Sadece YÖK Yasa Tasarısı değil, beraberinde kölelik anlamına gelen İş Yasası, Kamu Yönetimi Reformu vb. saldırılara karşı mücadelenin görevleri gençliği harekete geçmeye çağırmaktadır. Bugün YÖK Yasa Tasarısı ile sermaye iktidarına karşı yapılacak çıkış, farklı kesimleri umutlandıracak, yüreklendirecek ve belki de toplumsal harekette yeni bir toparlanmanın ateşleyicisi olacaktır. Böyle ele alındığında yasaya karşı verilecek mücadelenin önemi daha iyi görülür. Bu sorun artık sadece bizim değil, ama yeni bir nihai çarpışma dönemine giren tüm ezilenlerin sorunudur.

Genç komünistler, önderlik için ileri!

Yaz başından bu yana bu sayfalardan defalarca genç komünistlerin yeni süreçlerinden bahsettik. Parti’nin çağrısına yanıt vermek için genç komünistleri kendilerini aşmaya çağırdık. Yoldaşlarımız bu görevi yerine getirmek için zorlu bir dönemde gerçekten büyük bir enerji ve emek ortaya koydular, muazzam işler başardılar.
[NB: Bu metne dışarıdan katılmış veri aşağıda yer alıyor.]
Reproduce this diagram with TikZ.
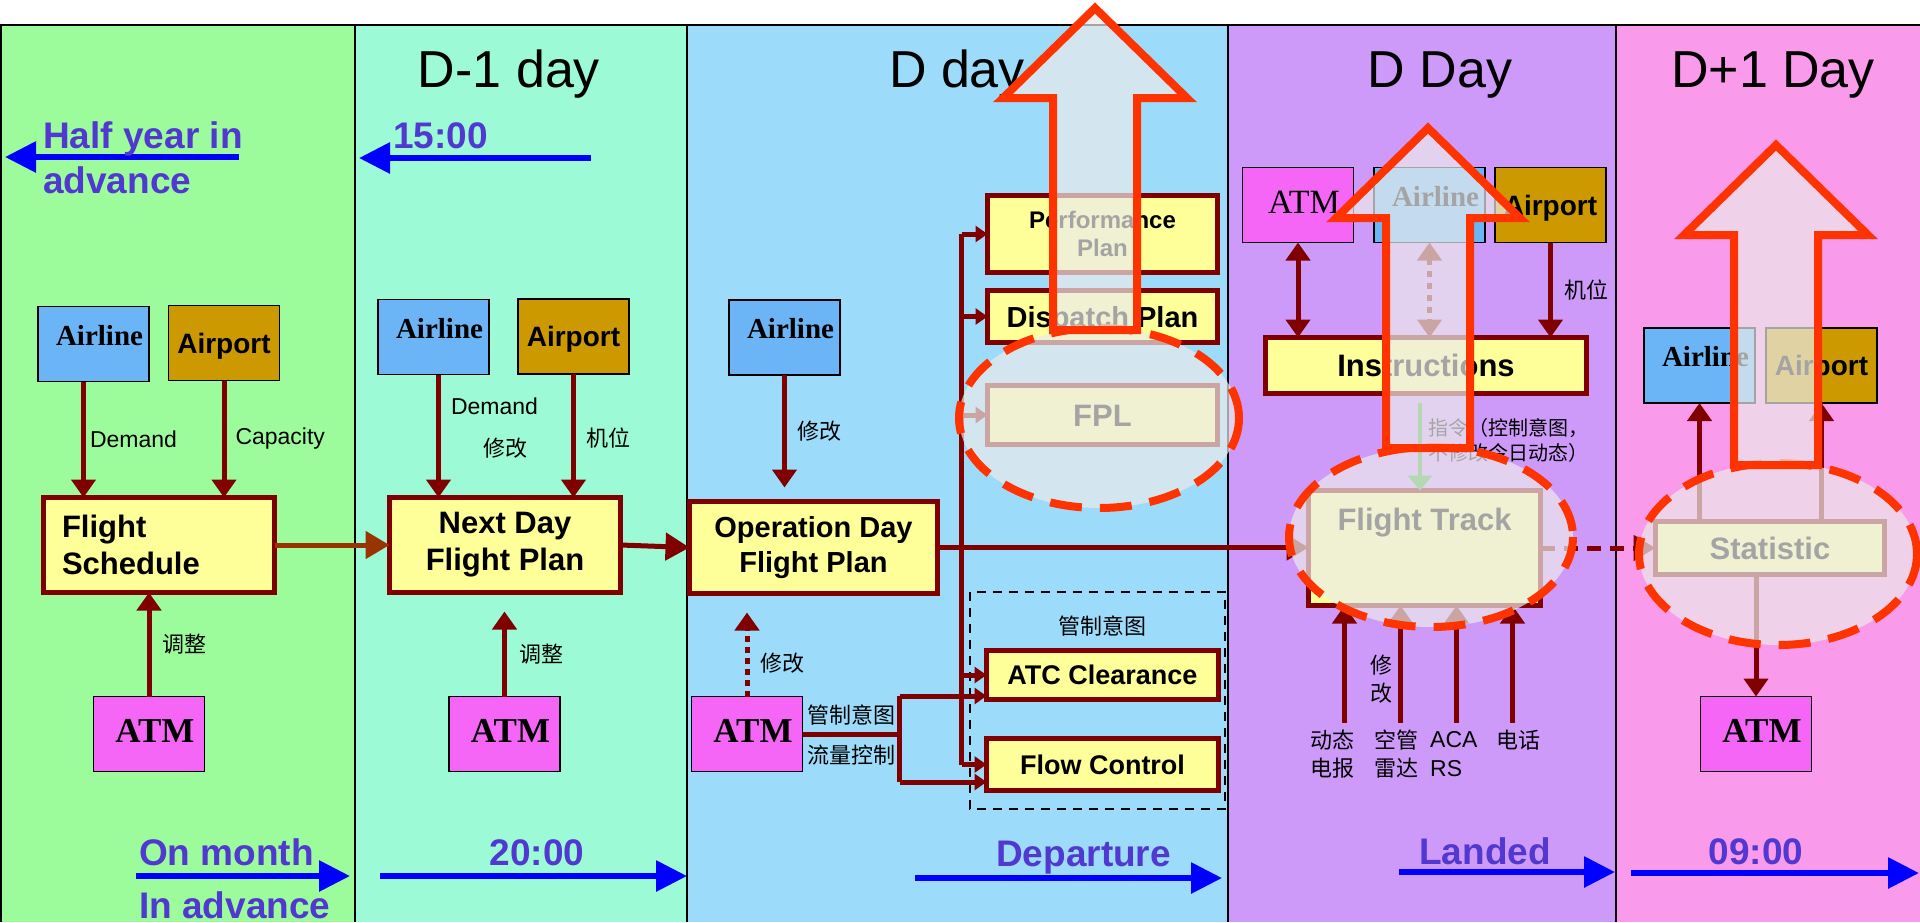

Bugün gençlik hareketinin yeni bir dönemin eşiğinde olduğunu söylüyoruz. Siyasal grupların içerisinde bulundukları durumu da hesaba kattığımızda bu süreçte gençliğe yön verebilecek tek gücün genç komünistler olduğunu söylemekte hiçbir sakınca bulunmuyor. Ancak bugün bu sözü gerçekleştirmek için bir kez daha kavga bayrağını yükseltme zamanıdır. Bugün “Sınıfa karşı sınıf, düzene karşı devrim!” şiarını sokaklara yazma zamanıdır. Bugün önderlik için ileri atılma zamanıdır.

Zorlu bir çalışmanın sırtlayıcısı olan yoldaşlar, dostlar, bugün 100 bin emekçi ve gencin sözünü haykırma zamanıdır. Üç aydır çalmadık kapı, konuşmadık insan bırakmayan bizler, üç aydır eylemlerle, etkinliklerle mücadele çağrısı yapan bizler, yeni bir mücadele döneminin de kıvılcımı olmalıyız.

İşte biz kendi sözümüzü tutmak için, 100 bin söz ile 28 Aralık’ta Ankara’da olacağız! 28 Aralık’ta dev bir ateş yakarak Ankara’yı ısıtacağız! 28 Aralık’ta Ankara sokaklarında komünist irade ve ısrarı, devrimci önderliğin anlamını haykıracağız!